On Tuesday, global rating agency Fitch Ratings placed U.S. 'AAA ' credit rating on rating watch negative (RWN), as U.S. authorities have not raised the federal debt ceiling in a timely manner before U.S. Treasury Department exhausts its extraordinary measures.

"If we go over the debt ceiling on Oct. 17, the Administration will be forced to go into prioritization of debt and interest payments, and there will be no default," he said.

However, by prioritizing these expenses, very severe cuts in other government expenditure items will have to be enacted to close the budget deficit in the amount of 3 to 4 percent of the country's gross domestic product (GDP), Kirkegaard contended.
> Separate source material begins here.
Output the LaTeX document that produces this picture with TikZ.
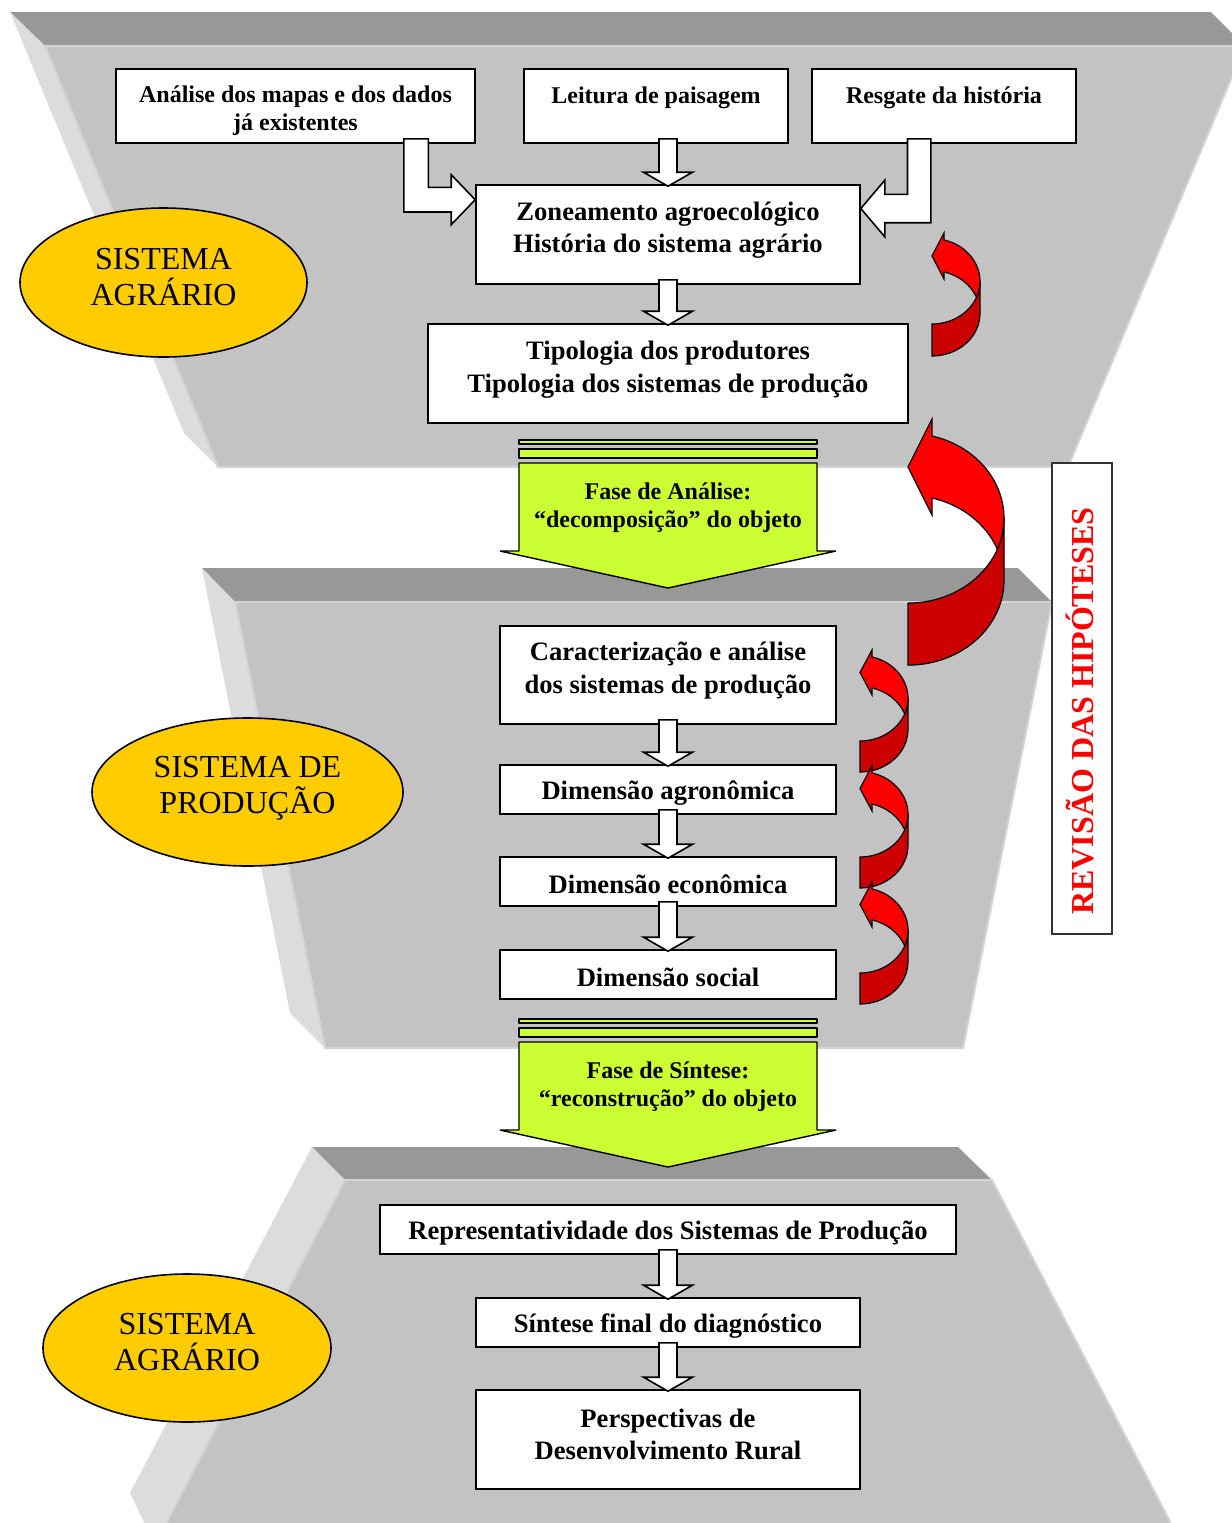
\documentclass[tikz,border=0pt]{standalone}
\usepackage{fontspec}
\setmainfont{Liberation Serif}
\usetikzlibrary{shapes.geometric,calc}
\definecolor{bandgray}{RGB}{152,152,152}
\definecolor{frontgray}{RGB}{195,195,195}
\definecolor{sidegray}{RGB}{220,220,220}
\definecolor{edgegray}{RGB}{212,212,212}
\definecolor{sysyellow}{RGB}{255,204,0}
\definecolor{limegreen}{RGB}{204,255,51}
\definecolor{brightred}{RGB}{255,0,0}
\definecolor{darkred}{RGB}{204,0,0}
\definecolor{revred}{RGB}{255,0,0}

\tikzset{
  band/.style={fill=bandgray},
  side/.style={fill=sidegray},
  front/.style={fill=frontgray, draw=edgegray, line width=1pt},
  box/.style={draw=black, line width=0.8pt, fill=white, inner sep=0pt},
  tsmall/.style={font=\fontsize{12}{14}\selectfont\bfseries, align=center, inner sep=0pt},
  tbig/.style={font=\fontsize{13.3}{16.3}\selectfont\bfseries, align=center, inner sep=0pt},
  ell/.style={ellipse, draw=black, line width=0.8pt, fill=sysyellow, inner sep=0pt},
  tell/.style={font=\fontsize{16}{18}\selectfont, align=center, inner sep=0pt},
  blk/.style={draw=black, line width=0.8pt, fill=white, line join=miter},
  limefill/.style={draw=black, line width=0.7pt, fill=limegreen, line join=bevel},
  curldark/.style={draw=black, line width=0.6pt, fill=darkred},
  curlbright/.style={draw=black, line width=0.6pt, fill=brightred, line join=miter},
}

\newcommand\dnarrow[2]{%
  \draw[blk] ($(#1.south -| #2.north)+(-9,-5)$) -- ($(#1.south -| #2.north)+(9,-5)$)
    -- ($(#2.north)+(9,-12)$) -- ($(#2.north)+(24.5,-12)$) -- ($(#2.north)+(0,2)$)
    -- ($(#2.north)+(-24.5,-12)$) -- ($(#2.north)+(-9,-12)$) -- cycle;}

\newcommand\redcurl[7]{%
  \pgfmathsetmacro\rcCu{#3+#4}%
  \pgfmathsetmacro\rcCl{\rcCu+#5}%
  \pgfmathsetmacro\rcA{acos(#6/#2)}%
  \pgfmathsetmacro\rcB{asin(#5/(2*#4))}%
  \pgfmathsetmacro\rcYo{\rcCu-#4*sin(\rcA)}%
  \pgfmathsetmacro\rcYi{\rcYo+#5}%
  \pgfmathsetmacro\rcXa{#1+#6}%
  \pgfmathsetmacro\rcYt{(\rcYo+\rcYi)/2}%
  \pgfmathsetmacro\rcBot{\rcCl+#4}%
  \pgfmathsetmacro\rcR{#1+#2}%
  \pgfmathsetmacro\rcHi{\rcYi+#7}%
  \pgfmathsetmacro\rcHo{\rcYo-#7}%
  \draw[curldark] (#1,\rcBot) arc[start angle=90, end angle=0, x radius=#2, y radius=#4]
     -- (\rcR,\rcCu) arc[start angle=0, end angle=90, x radius=#2, y radius=#4] -- cycle;
  \draw[curlbright] (\rcXa,\rcYo) arc[start angle=-\rcA, end angle=\rcB, x radius=#2, y radius=#4]
     arc[start angle=-\rcB, end angle=-\rcA, x radius=#2, y radius=#4]
     -- (\rcXa,\rcHi) -- (#1,\rcYt) -- (\rcXa,\rcHo) -- cycle;}

\newcommand\limearrow[1]{%
  \draw[limefill] (519,440+#1) rectangle (817,444+#1);
  \draw[limefill] (519,449+#1) rectangle (817,458+#1);
  \draw[limefill] (519,463+#1) -- (817,463+#1) -- (817,551+#1) -- (836,551+#1)
     -- (668,588+#1) -- (500,551+#1) -- (519,551+#1) -- cycle;}

\begin{document}
\begin{tikzpicture}[x=0.5pt,y=-0.5pt]
\useasboundingbox (0,0) rectangle (1232,1523);
\fill[white] (0,0) rectangle (1232,1523);
\clip (0,0) rectangle (1232,1523);

% ---------- funnel 1 ----------
\fill[band] (10,12) -- (1211,12) -- (1245,46) -- (45,46) -- cycle;
\fill[side] (10,12) -- (45,46) -- (218,467) -- (184,433) -- cycle;
\draw[front] (45,46) -- (1245,46) -- (1068,467) -- (218,467) -- cycle;

% ---------- funnel 2 ----------
\fill[band] (202,568) -- (1018,568) -- (1052,602) -- (235,602) -- cycle;
\fill[side] (202,568) -- (235,602) -- (325,1048) -- (290,1013) -- cycle;
\draw[front] (235,602) -- (1052,602) -- (963,1048) -- (325,1048) -- cycle;

% ---------- funnel 3 ----------
\fill[band] (312,1147) -- (958,1147) -- (992,1180) -- (345,1180) -- cycle;
\fill[side] (312,1147) -- (345,1180) -- (160,1535) -- (150,1535) -- (130,1493) -- cycle;
\draw[front] (345,1180) -- (992,1180) -- (1177,1535) -- (160,1535) -- cycle;

% ---------- boxes ----------
\node[box, minimum width=179.5pt, minimum height=37pt] (b1) at (295.5,106) {};
\node[tsmall] (b1t) at (295.5,111) {Análise dos mapas e dos dados\\já existentes};
\node[box, minimum width=132pt, minimum height=37pt] (b2) at (656,106) {};
\node[tsmall] (b2t) at (656,98) {Leitura de paisagem};
\node[box, minimum width=132pt, minimum height=37pt] (b3) at (944,106) {};
\node[tsmall] (b3t) at (944,98) {Resgate da história};

\node[box, minimum width=192pt, minimum height=49.5pt] (z) at (668,234.5) {};
\node[tbig] (zt) at (668,230) {Zoneamento agroecológico\\História do sistema agrário};
\node[box, minimum width=240pt, minimum height=49.5pt] (t) at (668,373.5) {};
\node[tbig] (tt) at (668,369.5) {Tipologia dos produtores\\Tipologia dos sistemas de produção};

\node[box, minimum width=168pt, minimum height=49pt] (c) at (668,675) {};
\node[tbig] (ct) at (668,670.5) {Caracterização e análise\\dos sistemas de produção};
\node[box, minimum width=168pt, minimum height=24.5pt] (d1) at (668,789.5) {};
\node[tbig] (d1t) at (668,793) {Dimensão agronômica};
\node[box, minimum width=168pt, minimum height=24.5pt] (d2) at (668,881.5) {};
\node[tbig] (d2t) at (668,884.5) {Dimensão econômica};
\node[box, minimum width=168pt, minimum height=24.5pt] (d3) at (668,974.5) {};
\node[tbig] (d3t) at (668,977.5) {Dimensão social};

\node[box, minimum width=288pt, minimum height=24.5pt] (r) at (668,1229.5) {};
\node[tbig] (rt0) at (668,1233) {Representatividade dos Sistemas de Produção};
\node[box, minimum width=192pt, minimum height=24.5pt] (s) at (668,1322.5) {};
\node[tbig] (st) at (668,1326) {Síntese final do diagnóstico};
\node[box, minimum width=192pt, minimum height=49.5pt] (p) at (668,1439.5) {};
\node[tbig] (pt) at (668,1434.5) {Perspectivas de\\Desenvolvimento Rural};

% ---------- white block arrows ----------
\coordinate (la) at ($(b1.south east)+(-72,-5)$);
\coordinate (lt) at ($(z.north west)+(0,15.5)$);
\draw[blk] (la) -- ++(24.5,0) |- ($(lt)+(-24,-12.3)$) -- ($(lt)+(-24,-25)$) -- (lt)
   -- ($(lt)+(-24,25)$) -- ($(lt)+(-24,12.3)$) -| (la) -- cycle;

\coordinate (ra) at ($(b3.south west)+(119.7,-5)$);
\coordinate (rt) at ($(z.north east)+(0,24.3)$);
\draw[blk] (ra) -- ++(-23.4,0) |- ($(rt)+(24,-14.2)$) -- ($(rt)+(24,-28.3)$) -- (rt)
   -- ($(rt)+(24,28.3)$) -- ($(rt)+(24,14.2)$) -| (ra) -- cycle;

\dnarrow{b2}{z}
\dnarrow{z}{t}
\dnarrow{c}{d1}
\dnarrow{d1}{d2}
\dnarrow{d2}{d3}
\dnarrow{r}{s}
\dnarrow{s}{p}

% ---------- striped green arrows ----------
\limearrow{0}
\node[tsmall] (fa) at (668,508) {Fase de Análise:\\“decomposição” do objeto};
\limearrow{579}
\node[tsmall] (fs) at (668,1087) {Fase de Síntese:\\“reconstrução” do objeto};

% ---------- ellipses ----------
\node[ell, minimum width=143.5pt, minimum height=74.5pt] (e1) at (163.5,282.5) {};
\node[tell] (e1t) at (163.5,277) {SISTEMA\\AGRÁRIO};
\node[ell, minimum width=155.5pt, minimum height=74pt] (e2) at (247.5,792) {};
\node[tell] (e2t) at (247.5,788) {SISTEMA DE\\PRODUÇÃO};
\node[ell, minimum width=144pt, minimum height=74pt] (e3) at (187,1348) {};
\node[tell] (e3t) at (187,1342) {SISTEMA\\AGRÁRIO};

% ---------- red curved arrows ----------
\redcurl{932}{48}{238.6}{42.7}{32}{12}{7}
\redcurl{908}{96}{433.3}{84.9}{62}{24}{17}
\redcurl{860}{48}{655.6}{42.7}{31}{12}{7}
\redcurl{860}{48}{771.6}{42.7}{31}{12}{7}
\redcurl{860}{48}{887.6}{42.7}{31}{12}{7}

% ---------- revision box ----------
\node[draw=black!80, line width=0.8pt, fill=white, minimum width=30pt, minimum height=235.5pt, inner sep=0pt] (rev) at (1082,698.5) {};
\node[rotate=90, text=revred, font=\fontsize{16}{18}\selectfont\bfseries, inner sep=0pt, text height=11pt, text depth=0pt] (revt) at (1082,711) {REVISÃO DAS HIPÓTESES};
\end{tikzpicture}
\end{document}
Many Republicans believe that the U.S. can prioritize federal revenue to interest and principal of the national debt, just like the bill passed by two chambers of Congress and signed into law by Obama to ensure U.S. service members to get paid during the government shutdown and to guarantee that America will avoid a debt default crisis. But Democrats oppose this approach.

If U.S. government has to prioritize its spending, the country will fall into a deep recession from the fiscal drag, even if legal default is avoided, he said.

"This will obviously have dramatic negative implications on the global economy, too. However, I don't think that will happen, as I don't expect the GOP to be able to hold together in the face of a very negative market reaction on or right after Oct. 17 deadline is breached," he said.

"We will instead have a rerun of the 'TARP (Troubled Asset Relief Program) scenario' from October 2008, when the financial markets reacted very negatively to the first rejection of the TARP, which then caused a new vote to approve it four days later. Hence, I do expect a deal to be struck in the next week or so, but believe that there will have to be a negative market reaction first for it to happen," he predicted.

The costly TARP bailout program was rolled out on the heels of the 2008 financial crisis, and was first defeated by the Democrat- led House of Representatives and triggered a stock market slide before finally being approved by the lower chamber of Congress.

"In divided government like in the United States right now, one party decides to use the debt ceiling as a political weapon to take the economy hostage to extract concessions from the other side. Then the United States enters into a period of permanent political instability, reduced investments and growth, which means that simply repealing the debt ceiling might seem sensible," he argued.

That will be impossible until either both parties agree to do it, or more likely the Democrats control both houses of Congress and the White House and can simply repeal it against the wishes of the Republicans. That can at the earliest happen after the mid- term elections in 2014 and even then might require a filibuster- proof majority in the Senate, which seems highly unlikely to occur, Kirkegaardnoted.

No big decision in the 100-member U.S. Senate can advance if it cannot win 60 votes to override a filibuster, a tactic often used by senators to delay or stop action on a bill through constant talking.

"As such, I find it very difficult to imagine that the United States will repeal the debt ceiling anytime soon, despite the law now blatantly being misused by the GOP," he said.

The GOP will never accept it, as they will see it as losing leverage and will never be able to explain to their voters why doing away with the debt ceiling makes sense for the country, he added.

"What is required in the United States is in my opinion -- like what has been adopted in a number of EU (European Union) countries now -- to have a requirement of a balanced budget or small surplus over the business cycle, so that large deficits are possible in recessions, but surpluses then also (are) required during expansions. It seems probable that such a 'balanced budget over the business cycle' requirement would have to be made a U.S. Constitutional Amendment to be binding," he suggested.